As an artist with architectural design background. I preferred to work with interior designers and architects on commissions. On theses projects, it’s easier for me to change color palettes to suit their needs. My most recent commission was to create eight allegoric portraits for the JFKIAT4 in NY. The most challenging part of the assignment was adapting to their pastel color palettes. At the end of the day, four of the pieces was selected and now permanently installed at the airport. While it was a challenging task, I gained a different perspective and will benefit my practice moving forward.
Again, another article to center our thoughts. Thank you, Jason.
In another life when I was doing handweaving, it was suggested I follow “color forecasting”. I was producing one offs for a high end market that was dominated by commercial production in a niche accessories market driven my impulse. Color forecasting was a shiny object I learned. Automotive colors, by the way, are a big part of this. Those colors are planned about 4-5 years out.

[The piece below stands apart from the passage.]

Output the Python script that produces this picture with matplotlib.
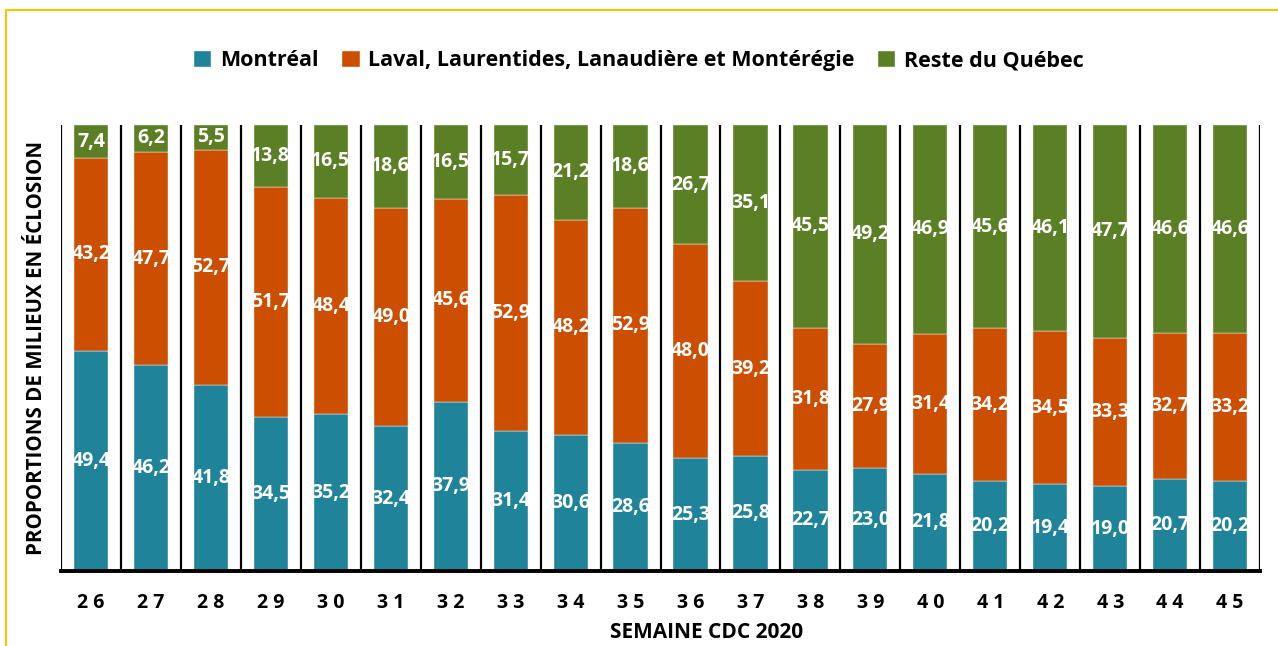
import matplotlib.pyplot as plt
import matplotlib.patches as patches
import numpy as np

plt.rcParams['font.family'] = ['Open Sans', 'DejaVu Sans']

# semaines CDC 2020
weeks = ['26', '27', '28', '29', '30', '31', '32', '33', '34', '35',
         '36', '37', '38', '39', '40', '41', '42', '43', '44', '45']
montreal = [49.4, 46.2, 41.8, 34.5, 35.2, 32.4, 37.9, 31.4, 30.6, 28.6,
            25.3, 25.8, 22.7, 23.0, 21.8, 20.2, 19.4, 19.0, 20.7, 20.2]
laval = [43.2, 47.7, 52.7, 51.7, 48.4, 49.0, 45.6, 52.9, 48.2, 52.9,
         48.0, 39.2, 31.8, 27.9, 31.4, 34.2, 34.5, 33.3, 32.7, 33.2]
reste = [7.4, 6.2, 5.5, 13.8, 16.5, 18.6, 16.5, 15.7, 21.2, 18.6,
         26.7, 35.1, 45.5, 49.2, 46.9, 45.6, 46.1, 47.7, 46.6, 46.6]
series_names = ['Montréal', 'Laval, Laurentides, Lanaudière et Montérégie',
                'Reste du Québec']
colors = ['#1f839a', '#cc4e00', '#5b7f24']

fig = plt.figure(figsize=(12.78, 6.46), dpi=100)
ax = fig.add_axes([0.0477, 0.1161, 0.986 - 0.0477, 0.8065 - 0.1161])

x = np.arange(len(weeks))
bottom = np.zeros(len(weeks))
for vals, name, col in zip([montreal, laval, reste], series_names, colors):
    vals = np.array(vals)
    ax.bar(x, vals, 0.57, bottom=bottom, color=col, label=name,
           edgecolor='#ffffff', linewidth=0.3)
    for xi, b, v in zip(x, bottom, vals):
        ax.text(xi, b + v / 2, f'{v:.1f}'.replace('.', ','), ha='center',
                va='center', color='white', fontsize=14, fontweight='bold')
    bottom += vals

# separateurs verticaux entre les semaines
ax.vlines(np.arange(len(weeks) + 1) - 0.5, 0, 100, color='black', lw=1.6)

ax.set_xlim(-0.5, len(weeks) - 0.5)
ax.set_ylim(0, 100)
for s in ['left', 'right', 'top']:
    ax.spines[s].set_visible(False)
ax.spines['bottom'].set_linewidth(2.8)
ax.set_yticks([])
ax.set_xticks(x)
ax.set_xticklabels([' '.join(w) for w in weeks], fontsize=14,
                   fontweight='bold')
ax.tick_params(axis='x', length=0, pad=16)
ax.set_xlabel('SEMAINE CDC 2020', fontsize=15, fontweight='bold',
              labelpad=4)
ax.xaxis.set_label_coords(0.538, -0.115)
ax.set_ylabel('PROPORTIONS DE MILIEUX EN ÉCLOSION', fontsize=14.8,
              fontweight='bold', labelpad=10)

fig.legend(loc='center', bbox_to_anchor=(0.5, 0.906), ncol=3, frameon=False,
           prop={'size': 15.5, 'weight': 'bold'}, handlelength=0.8,
           handleheight=0.8, handletextpad=0.4, columnspacing=1.1)

# cadre jaune
fig.patches.append(patches.Rectangle((6 / 1278, -0.1), 1.2, 0.1 + 1 - 10 / 646,
                                     transform=fig.transFigure, fill=False,
                                     edgecolor='#ffc000', lw=1.5))

fig.savefig('out.png', dpi=100)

So, as an artist, I will keep doing what I’m doing, letting my color palettes thrill me first, work in my preferred and dreamed about sizes, and let that be me. Maybe a bit of tweaking here and there within the range of an established consistency. Otherwise, it seems, if we see a trend start to crop up, it’s already on its way out.
I’ll start by saying, I’m not a landscape Artist. That being said, people’s first reaction to my work is often about the color(s). Blue being the most popular. Mauve, magentas and even pink tones come in second…and lately, variations of black and white. Then there is taupe. Perhaps I’m not a purest, I like selling. Unfortunately, I find if a work doesn’t go with the sofa, it’s much harder to sell.
Sorry for the cynicism…just saying.
Nice piece — clear and practical. Quick question: when you recommend running small studies or sub-series to test a trend, how many pieces and what timeframe would you suggest before deciding whether to fold elements into the main line? Also, have you seen any simple survey questions that reliably reveal why collectors choose a work?
Thanks for the thoughtful insight! Over the years, I’ve learned to ask every buyer to send a photo of my work on their walls. Yup, most have bought because my painting looks good over their couch or coordinates with their wall color, and they have an emotional response to the place I’ve painted. Summary – I stick to my signature style but incorporate new color palettes to stay up with current trends.